Can using emojis boost your engagement rates?
To use emojis or not to use emojis - that is the question.
The debate rages on as to whether emojis should have a place in today’s professional communications.
Almost half of young adults aged between 18 and 29 believe that it’s acceptable to use emojis in emails and other communications. Yet, before your rush back to your workstation and start peppering your emails with smileys and tears of joy, 39% of senior managers still see emoji use in the workplace as unprofessional.
In recent years, the number of emojis leaping out at me from my inbox has definitely declined, but there are still some brands happily slapping emojis across their subject lines. So, what is it with emojis? How did they win us all over so quickly and why do we swap out the safety of traditional words for these easier, smoother, Sean Connery-esque alternatives?
Why use emojis anyway?
Emojis are simple pictures and, in a world where a picture’s worth a thousand words, why wouldn’t Emojis be beneficial?
The brain processes emojis as non-verbal information, interpreting them as emotional communications. This means they can be processed faster than words; in as little as 13 milliseconds, according to one MIT study.

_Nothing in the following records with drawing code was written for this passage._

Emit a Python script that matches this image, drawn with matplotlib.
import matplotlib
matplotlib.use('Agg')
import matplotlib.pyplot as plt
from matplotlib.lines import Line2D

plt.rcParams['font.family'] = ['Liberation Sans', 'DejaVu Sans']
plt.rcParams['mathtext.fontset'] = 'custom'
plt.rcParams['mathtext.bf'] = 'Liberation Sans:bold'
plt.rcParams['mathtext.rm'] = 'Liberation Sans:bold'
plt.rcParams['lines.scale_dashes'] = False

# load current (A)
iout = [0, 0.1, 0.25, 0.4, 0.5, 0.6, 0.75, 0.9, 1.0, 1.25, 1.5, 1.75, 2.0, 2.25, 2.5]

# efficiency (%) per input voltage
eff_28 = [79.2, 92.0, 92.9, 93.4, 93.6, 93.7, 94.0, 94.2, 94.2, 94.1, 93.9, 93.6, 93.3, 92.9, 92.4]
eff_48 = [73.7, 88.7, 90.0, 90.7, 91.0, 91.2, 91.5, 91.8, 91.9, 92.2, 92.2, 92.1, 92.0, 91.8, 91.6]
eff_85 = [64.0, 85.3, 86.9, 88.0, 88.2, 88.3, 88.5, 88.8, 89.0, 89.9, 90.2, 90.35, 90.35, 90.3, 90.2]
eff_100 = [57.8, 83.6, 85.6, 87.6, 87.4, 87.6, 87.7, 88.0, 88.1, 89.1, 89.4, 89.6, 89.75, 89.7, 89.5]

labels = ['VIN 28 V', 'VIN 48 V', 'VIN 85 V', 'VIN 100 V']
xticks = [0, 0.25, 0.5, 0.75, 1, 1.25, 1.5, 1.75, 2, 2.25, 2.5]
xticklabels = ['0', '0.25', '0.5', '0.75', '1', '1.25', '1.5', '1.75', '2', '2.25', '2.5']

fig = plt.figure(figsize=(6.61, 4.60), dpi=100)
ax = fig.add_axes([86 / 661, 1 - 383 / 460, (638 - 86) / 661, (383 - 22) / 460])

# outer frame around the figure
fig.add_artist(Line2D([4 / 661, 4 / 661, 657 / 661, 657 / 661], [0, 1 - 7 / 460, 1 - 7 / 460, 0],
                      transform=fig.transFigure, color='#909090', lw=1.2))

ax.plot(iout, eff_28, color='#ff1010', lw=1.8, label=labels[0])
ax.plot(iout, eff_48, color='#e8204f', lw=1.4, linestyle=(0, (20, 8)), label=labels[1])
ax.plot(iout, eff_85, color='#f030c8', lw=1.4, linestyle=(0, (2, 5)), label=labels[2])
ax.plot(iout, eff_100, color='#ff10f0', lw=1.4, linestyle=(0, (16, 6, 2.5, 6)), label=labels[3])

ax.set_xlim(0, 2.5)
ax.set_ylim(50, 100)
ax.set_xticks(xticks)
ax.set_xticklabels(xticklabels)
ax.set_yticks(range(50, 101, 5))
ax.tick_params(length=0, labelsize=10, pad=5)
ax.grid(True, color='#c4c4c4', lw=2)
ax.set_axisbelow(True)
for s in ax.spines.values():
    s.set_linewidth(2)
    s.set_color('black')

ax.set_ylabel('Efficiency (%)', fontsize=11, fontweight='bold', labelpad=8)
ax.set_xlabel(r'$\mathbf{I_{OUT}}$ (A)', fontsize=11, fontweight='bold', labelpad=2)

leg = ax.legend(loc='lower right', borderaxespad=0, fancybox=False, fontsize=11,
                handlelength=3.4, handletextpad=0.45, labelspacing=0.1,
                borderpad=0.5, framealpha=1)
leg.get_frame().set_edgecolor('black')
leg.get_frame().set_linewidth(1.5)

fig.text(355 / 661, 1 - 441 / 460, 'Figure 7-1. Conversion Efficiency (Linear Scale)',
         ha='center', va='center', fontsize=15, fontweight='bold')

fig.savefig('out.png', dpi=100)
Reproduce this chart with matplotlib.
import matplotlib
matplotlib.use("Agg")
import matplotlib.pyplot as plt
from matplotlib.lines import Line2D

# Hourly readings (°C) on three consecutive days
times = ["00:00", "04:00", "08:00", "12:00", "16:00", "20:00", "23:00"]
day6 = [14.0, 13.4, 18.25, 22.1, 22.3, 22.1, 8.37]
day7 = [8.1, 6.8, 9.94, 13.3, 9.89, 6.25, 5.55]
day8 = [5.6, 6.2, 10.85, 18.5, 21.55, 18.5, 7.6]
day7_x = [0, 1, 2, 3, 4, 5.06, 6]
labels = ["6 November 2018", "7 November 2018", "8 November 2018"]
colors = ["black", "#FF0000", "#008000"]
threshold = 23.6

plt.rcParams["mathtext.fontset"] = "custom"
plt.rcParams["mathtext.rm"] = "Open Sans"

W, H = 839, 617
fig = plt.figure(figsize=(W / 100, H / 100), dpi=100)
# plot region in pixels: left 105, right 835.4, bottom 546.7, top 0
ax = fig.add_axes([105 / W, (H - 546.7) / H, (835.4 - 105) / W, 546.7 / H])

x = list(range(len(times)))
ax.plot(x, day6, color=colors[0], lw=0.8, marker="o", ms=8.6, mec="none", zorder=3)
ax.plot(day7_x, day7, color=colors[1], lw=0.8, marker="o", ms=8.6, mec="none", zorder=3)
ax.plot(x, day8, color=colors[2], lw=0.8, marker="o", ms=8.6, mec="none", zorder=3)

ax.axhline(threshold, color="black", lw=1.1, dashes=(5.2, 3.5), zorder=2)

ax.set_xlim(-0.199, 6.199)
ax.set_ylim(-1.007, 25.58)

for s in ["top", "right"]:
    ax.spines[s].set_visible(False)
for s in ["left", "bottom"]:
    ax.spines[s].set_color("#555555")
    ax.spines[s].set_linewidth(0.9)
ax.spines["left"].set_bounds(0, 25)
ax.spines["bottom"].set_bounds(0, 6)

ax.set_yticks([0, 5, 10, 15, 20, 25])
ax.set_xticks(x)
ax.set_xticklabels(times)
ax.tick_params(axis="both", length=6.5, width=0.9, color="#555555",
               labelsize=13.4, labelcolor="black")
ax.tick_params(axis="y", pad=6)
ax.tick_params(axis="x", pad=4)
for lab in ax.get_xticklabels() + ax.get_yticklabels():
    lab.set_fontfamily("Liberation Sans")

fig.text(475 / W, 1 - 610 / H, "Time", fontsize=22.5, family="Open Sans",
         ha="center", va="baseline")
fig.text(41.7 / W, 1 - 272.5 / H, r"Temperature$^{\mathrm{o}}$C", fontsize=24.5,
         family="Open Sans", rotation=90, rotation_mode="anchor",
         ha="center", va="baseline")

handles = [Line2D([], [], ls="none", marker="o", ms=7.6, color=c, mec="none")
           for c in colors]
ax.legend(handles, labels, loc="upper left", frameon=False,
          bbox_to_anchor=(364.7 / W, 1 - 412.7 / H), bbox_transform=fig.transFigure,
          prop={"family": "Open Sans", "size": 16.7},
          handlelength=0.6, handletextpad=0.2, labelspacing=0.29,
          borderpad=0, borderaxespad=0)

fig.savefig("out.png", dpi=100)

In addition to this, around 70% of people believe that emojis express their feelings better than words. And with more than 3019 emojis in the further 217 emojis set for launch in 2021.
This could explain why 10 billion emojis are used every single day.
However, 900 million of these are sent through Facebook Messsenger, so should emojis be confined to social media?
The benefits of using emojis in the workplace
Everyone likes to make friends and influence people at work and with around half of young professionals perceiving emoji-users as more fun, approachable and kinder than colleagues who choose to stick to words, maybe this alone is a good reason to use emojis in your emails. The Adobe Trend Report 2019 found that 78% of people felt emoji use makes you more likeable, whilst 63% say that emoji use increases your credibility.
The benefits don’t end there. According to Larry Kim, emojis used in a Tweet can boost engagement by 25.4%. And if you consider the sometimes rather restrictive (said like a true writer) word limit, the benefits that Emoji use brings to tweets is profound. In Facebook, with it’s more generous word allowances, emojis still play their part with reports of increasing engagement by 57%.
Then there’s email. The age-old quest to boost opens and click throughs in nurture email campaigns and lead generation emails continues, and it’s here that emojis could really bring something to the party. Research conducted by Brandwatch has found that emoji use in a subject line of an email increases the open rate by 29%. Even more interestingly, the use of emojis in a subject line increases click through by 28%.
A word of warning
However, before you dash off to reformat those emails, a word of warning. There are still some critics out there who believe that businesses are overdoing emoji use.
If you are going to use emojis in your marketing make sure:
- They fit your brand – In the same way that you need to be aware of the tone of voice that your business uses, you need to ensure that any emoji use is on brand. Taking a premium prestige brand such as Waitrose or Jaguar and using acronyms such as JK, or Lol, or throwing in words like ‘awesome’, would make readers doubt the authenticity of the communication.
- You choose the right emoji – failing on this one could be a faux pas that’s tough to live down. Check out the emojipedia to avoid any drama.
- That you consider your customer – If your business’s target consumer is 50+, using emojis is only likely to make you appear unprofessional in their eyes. However, if you’re a fun and dynamic brand with a target consumer in their mid-twenties, emojis are much more likely to increases your open rates and drive up your engagement.